A respeito da tentativa de sequestro dos recursos do Fust que deveriam ir para a informatização das redes de saúde e escolas públicas e por pouco não foram para a caixa das empresas de telefonia fixa, o ministro do Planejamento, Guilherme Dias, que certamente discorda dessa visão do problema, solicita que se esclareça:
"Coube ao Ministério do Planejamento encaminhar ao Congresso pedido de crédito especial, exatamente nos termos técnicos propostos pelo Ministério das Comunicações. Não nos cabe, nem tivemos, qualquer ingerência nos critérios de aplicação dos recursos do Fundo de Universalização dos Serviços de Telecomunicações [Fust]";
"Destaco que, nos meus 18 anos de servidor público, nunca participei de "negócios" entre o setor público e o setor privado. A minha relação com as empresas do sistema de telefonia se resume à singela condição de usuário".
Fica assim entendido que a proposta foi uma iniciativa do Ministério das Comunicações, cujo titular é o doutor Juarez Quadros.

ENTREVISTA

Carlos Lessa

(66 anos, reitor da Universidade Federal do Rio de Janeiro)

-Jamais um reitor recebeu a UFRJ no estado de degradação em que o senhor acaba de recebê-la. Como pretende sair dessa?
-Deu-se uma mudança no Rio de Janeiro. A sociedade aproximou-se da UFRJ, orgulhando-se dela, como os paulistas se orgulham da USP. Começa a prosperar, não só aqui, um novo tipo de pensamento em relação à universidade. Aquele mundo ideal do neoliberalismo, em que se acreditava que tudo cabia num balanço contábil, mostrou sua crise. Os balanços da Enron, da Worldcom e da bolha tecnológica estão aí. Nesse mundo, prosperou uma visão economicista da universidade. Ele causou grandes danos ao ensino superior público brasileiro. Na UFRJ, as dificuldades chegaram a situações absurdas. Temos prédios com perigo de incêndio. Ao lado disso, tivemos há pouco um estudante de direito desmaiado numa sala. De fome. Vamos retomar a grande idéia da universidade como fábrica de futuros. É dela que sairão a elite, a contra-elite e até mesmo os grandes ladrões da próxima geração. Ninguém é capaz de estabelecer um valor monetário para um filho. Uma nação não pode ter a arrogância de tabelar o valor de uma geração. Nenhuma nação pode projetar o seu futuro pensando em formar uma nova geração menos qualificada que a presente. O ministro da Educação assegurou a prioridade para os recursos da UFRJ. Posso lhe garantir que todos os candidatos a presidente estão comprometidos com o reerguimento da UFRJ.
-Nos últimos anos, difundiu-se a idéia segundo a qual as universidades privadas substituirão as públicas na formação da elite brasileira.

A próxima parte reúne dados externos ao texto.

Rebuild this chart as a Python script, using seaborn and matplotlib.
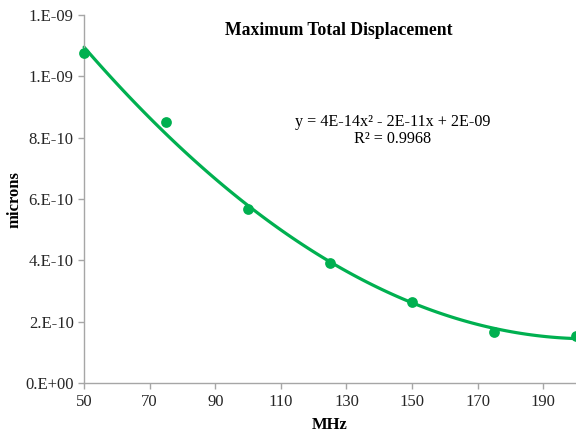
import numpy as np
import pandas as pd
import matplotlib
matplotlib.use("Agg")
import matplotlib.pyplot as plt
import matplotlib.ticker as mticker
import seaborn as sns

# -----------------------------------------------------------------------------
# Data
# -----------------------------------------------------------------------------
freq_mhz = [50, 75, 100, 125, 150, 175, 200]
displacement = [1.076e-9, 8.50e-10, 5.67e-10, 3.91e-10, 2.64e-10, 1.66e-10, 1.55e-10]
x_ticks = [50, 70, 90, 110, 130, 150, 170, 190]
y_ticks = [0.0, 2e-10, 4e-10, 6e-10, 8e-10, 1.0e-9, 1.2e-9]

TITLE = "Maximum Total Displacement"
EQUATION = "y = 4E-14x² - 2E-11x + 2E-09"
R_SQUARED = "R² = 0.9968"

GREEN = "#00B050"
AXIS_GRAY = "#A6A6A6"

df = pd.DataFrame({"MHz": freq_mhz, "microns": displacement})


def excel_sci(v, pos=None):
    # mimic Excel's "0.E+00" number format
    if v == 0:
        return "0.E+00"
    exp = int(np.floor(np.log10(abs(v))))
    mant = int(round(v / 10 ** exp))
    if mant == 10:
        mant, exp = 1, exp + 1
    return f"{mant}.E{exp:+03d}"


sns.set_style("ticks")
plt.rcParams["font.family"] = ["Liberation Serif", "DejaVu Serif"]

fig = plt.figure(figsize=(5.76, 4.32), dpi=100)
ax = fig.add_axes([0.146, 0.113, 0.854, 0.852])

sns.regplot(
    data=df, x="MHz", y="microns", order=2, ci=None, ax=ax,
    color=GREEN,
    scatter_kws={"s": 60, "alpha": 1, "clip_on": False, "zorder": 3, "linewidths": 0},
    line_kws={"lw": 2.3, "clip_on": False},
)

ax.set_xlim(50, 200)
ax.set_ylim(0, 1.2e-9)
ax.set_xticks(x_ticks)
ax.set_yticks(y_ticks)
ax.yaxis.set_major_formatter(mticker.FuncFormatter(excel_sci))

ax.set_xlabel("MHz", fontsize=12, fontweight="bold", labelpad=5, color="black")
ax.set_ylabel("microns", fontsize=12, fontweight="bold", labelpad=2, color="black")
ax.tick_params(labelsize=12, color=AXIS_GRAY, labelcolor="#262626", length=4, width=1)

for side in ["top", "right"]:
    ax.spines[side].set_visible(False)
for side in ["left", "bottom"]:
    ax.spines[side].set_color(AXIS_GRAY)
    ax.spines[side].set_linewidth(1)

ax.text(0.518, 0.959, TITLE, transform=ax.transAxes, ha="center", va="center",
        fontsize=12.7, fontweight="bold", color="black")
ax.text(0.628, 0.686, EQUATION + "\n" + R_SQUARED, transform=ax.transAxes,
        ha="center", va="center", fontsize=11.6, linespacing=1.1, color="black")

fig.savefig("out.png", dpi=100)
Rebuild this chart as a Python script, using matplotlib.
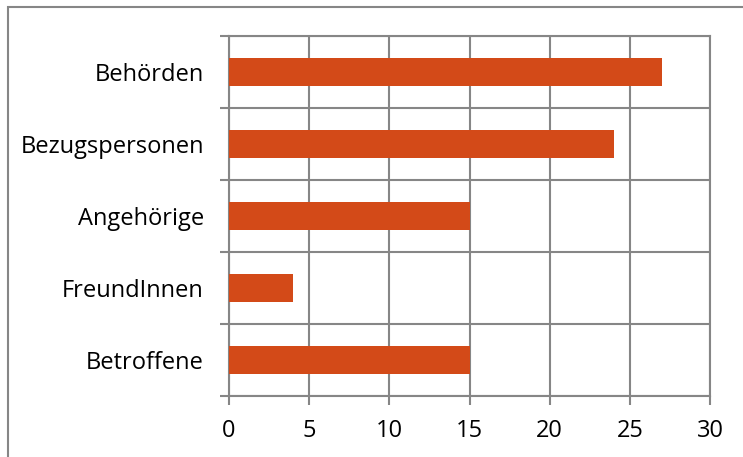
import matplotlib as mpl
mpl.use("Agg")
import matplotlib.pyplot as plt
from matplotlib.patches import Rectangle

categories = ["Betroffene", "FreundInnen", "Angehörige", "Bezugspersonen", "Behörden"]
values = [15, 4, 15, 24, 27]
xticks = [0, 5, 10, 15, 20, 25, 30]

bar_color = "#D34A18"
grid_color = "#868686"

plt.rcParams["font.family"] = ["Open Sans", "DejaVu Sans"]

fig = plt.figure(figsize=(7.43, 4.57), dpi=100)
ax = fig.add_axes([229 / 743, 1 - 396 / 457, (710 - 229) / 743, (396 - 36) / 457])

ypos = list(range(len(categories)))
ax.barh(ypos, values, height=0.39, color=bar_color, zorder=3)

ax.set_xlim(0, 30)
ax.set_ylim(-0.5, len(categories) - 0.5)
ax.set_xticks(xticks)
ax.set_yticks(ypos)
ax.set_yticklabels(categories)
# category separators as minor ticks / grid
ax.set_yticks([y - 0.5 for y in range(len(categories) + 1)], minor=True)
ax.tick_params(axis="y", which="major", length=0, pad=18, labelsize=17)
ax.tick_params(axis="y", which="minor", length=6.5, width=1.5, color=grid_color)
ax.tick_params(axis="x", length=6.5, width=1.5, color=grid_color, pad=10, labelsize=17)

ax.grid(axis="x", color=grid_color, linewidth=1.5, zorder=0)
ax.grid(axis="y", which="minor", color=grid_color, linewidth=1.5, zorder=0)
ax.set_axisbelow(True)
for s in ax.spines.values():
    s.set_color(grid_color)
    s.set_linewidth(1.5)

# outer chart border (only top and left visible in the crop)
fig.patches.append(Rectangle((8 / 743, -0.1), 1.2, 1 - 7 / 457 + 0.1,
                             transform=fig.transFigure, fill=False,
                             edgecolor=grid_color, linewidth=1.5))

fig.savefig("out.png", dpi=100)
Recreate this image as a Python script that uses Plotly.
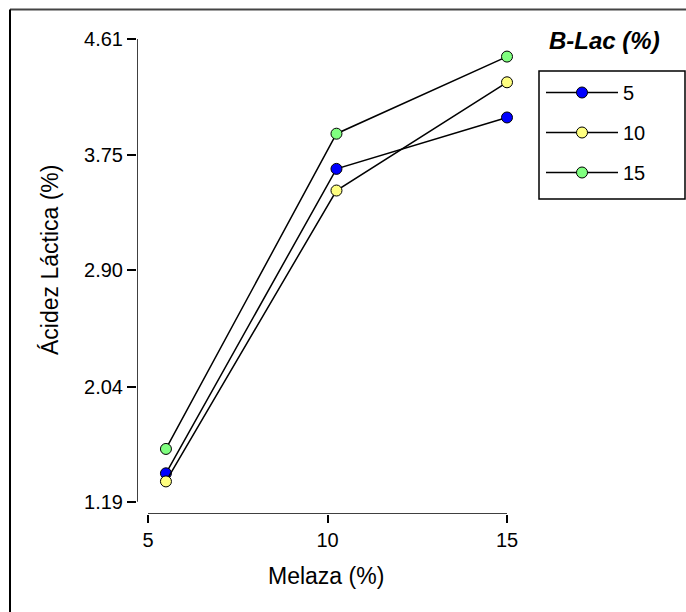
import plotly.graph_objects as go

# ---- data ----
melaza = [5.5, 10.25, 15]
series_names = ["5", "10", "15"]
acidez_5 = [1.40, 3.65, 4.03]
acidez_10 = [1.34, 3.49, 4.29]
acidez_15 = [1.58, 3.91, 4.48]
y_tickvals = [1.19, 2.04, 2.90, 3.75, 4.61]
y_ticktext = ["1.19", "2.04", "2.90", "3.75", "4.61"]
x_tickvals = [5, 10, 15]
colors = ["#0000FF", "#FFFF80", "#80FF80"]

W, H = 686, 612
ML, MR, MT, MB = 137, 169, 30, 98
px_x = 35.9
px_y = 135.4
x_min = 5 - (148 - ML) / px_x
x_max = 15 + (W - MR - 507) / px_x
y_min = 1.19 - (H - MB - 501.7) / px_y
y_max = 4.61 + (39 - MT) / px_y
PW = W - ML - MR
PH = H - MT - MB

def px2paper_x(p):
    return (p - ML) / PW

def px2paper_y(p):
    return (H - MB - p) / PH

FONT = "Liberation Sans, Arial, sans-serif"

fig = go.Figure()
for name, vals, col in zip(series_names, [acidez_5, acidez_10, acidez_15], colors):
    fig.add_trace(go.Scatter(
        x=melaza, y=vals, name=name, mode="lines+markers",
        legendgroup=name,
        line=dict(color="black", width=1.5),
        marker=dict(size=11, color=col, line=dict(color="black", width=1)),
    ))

shapes = [
    # y axis line
    dict(type="line", xref="x", yref="y", x0=x_min, x1=x_min, y0=y_tickvals[0], y1=y_tickvals[-1],
         line=dict(color="black", width=1.5)),
    # x axis line
    dict(type="line", xref="x", yref="y", x0=x_tickvals[0], x1=x_tickvals[-1], y0=y_min, y1=y_min,
         line=dict(color="black", width=1.5)),
    # outer frame (top and left)
    dict(type="line", xref="paper", yref="paper", x0=px2paper_x(10), x1=px2paper_x(W + 5),
         y0=px2paper_y(9.5), y1=px2paper_y(9.5), line=dict(color="#444444", width=2)),
    dict(type="line", xref="paper", yref="paper", x0=px2paper_x(10), x1=px2paper_x(10),
         y0=px2paper_y(9.5), y1=px2paper_y(H + 5), line=dict(color="black", width=2)),
    # legend box
    dict(type="rect", xref="paper", yref="paper", x0=px2paper_x(539), x1=px2paper_x(685),
         y0=px2paper_y(71), y1=px2paper_y(199), line=dict(color="black", width=1.5)),
]

annotations = [
    dict(text="Melaza (%)", xref="paper", yref="paper", x=px2paper_x(326), y=px2paper_y(576),
         showarrow=False, font=dict(family=FONT, size=23, color="black"),
         xanchor="center", yanchor="middle"),
    dict(text="Ácidez Láctica (%)", xref="paper", yref="paper", x=px2paper_x(50), y=px2paper_y(260),
         showarrow=False, textangle=-90, font=dict(family=FONT, size=23, color="black"),
         xanchor="center", yanchor="middle"),
    dict(text="<b><i>B-Lac (%)</i></b>", xref="paper", yref="paper", x=px2paper_x(604), y=px2paper_y(40),
         showarrow=False, font=dict(family=FONT, size=24, color="black"),
         xanchor="center", yanchor="middle"),
]

fig.update_layout(
    width=W, height=H,
    margin=dict(l=ML, r=MR, t=MT, b=MB, pad=0),
    paper_bgcolor="white", plot_bgcolor="white",
    font=dict(family=FONT, size=20, color="black"),
    xaxis=dict(range=[x_min, x_max], tickvals=x_tickvals, ticks="outside", ticklen=8,
               tickwidth=1.5, tickcolor="black", showgrid=False, zeroline=False, showline=False,
               tickfont=dict(family=FONT, size=20, color="black")),
    yaxis=dict(range=[y_min, y_max], tickvals=y_tickvals, ticktext=y_ticktext, ticks="outside",
               ticklen=9, tickwidth=1.5, tickcolor="black", showgrid=False, zeroline=False,
               showline=False, tickfont=dict(family=FONT, size=20, color="black")),
    showlegend=True,
    legend=dict(x=px2paper_x(541), y=px2paper_y(73), xanchor="left", yanchor="top",
                borderwidth=0, bgcolor="rgba(0,0,0,0)",
                font=dict(family=FONT, size=20, color="black"),
                tracegroupgap=11, itemwidth=72),
    shapes=shapes,
    annotations=annotations,
)

fig.write_html("out.html")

É possível que isso venha a ocorrer?
-Não. O que se pôs em movimento foi um mecanismo de vulgarização do diploma. Dele resulta que o diploma da universidade pública é um passaporte para o emprego e a valorização profissional, enquanto que, na maioria dos casos, os das escolas privadas são ficção. É horroroso. A universidade pública tem que assumir o compromisso de aperfeiçoar os professores do ensino médio, para permitir a melhoria da qualidade da rede pública. A UFRJ tem 7% de estudantes vindos de famílias com renda inferior a três salários mínimos. Uma das minhas primeiras iniciativas será colocar 50% dos recursos extra-orçamentários da reitoria num fundo destinado a bolsas de estudo. Cada bolsa custa pouco mais de R$ 3.000 por ano. Precisamos de 250 por semestre e de 2.000 para cobrir as necessidades de hoje.
-Se 7% dos seus estudantes vêm do andar de baixo, 93% vêm dos andares superiores. Admitamos que nem todos vêm do de cima, mas o que não falta na UFRJ é filho de rico. Por que os pais dos jovens que têm dinheiro não patrocinam os estudantes que precisam?
-Eu gostaria muito de ver a sociedade civil brasileira com esse senso de responsabilidade social. Isso permitiria reduzir a evasão de bons alunos que acabam sendo obrigados a deixar a faculdade no meio do curso. Há alguns anos o Instituto de Economia recebeu um aluno brilhante. Seu nome era Rodrigo Estrela. Vinha de Padre Miguel, de família de muito poucos recursos. Passara no vestibular e teria dificuldades para concluir os estudos. Ganhou uma bolsa, formou-se, fez concurso para o Itamaraty, passou em quarto lugar e diplomou-se em primeiro. Hoje serve em Genebra. Esteja certo de que você ouvirá falar dele. Universidade não é mercadoria. Ela fabrica futuros, sobretudo o futuro de uma elite melhor que a atual.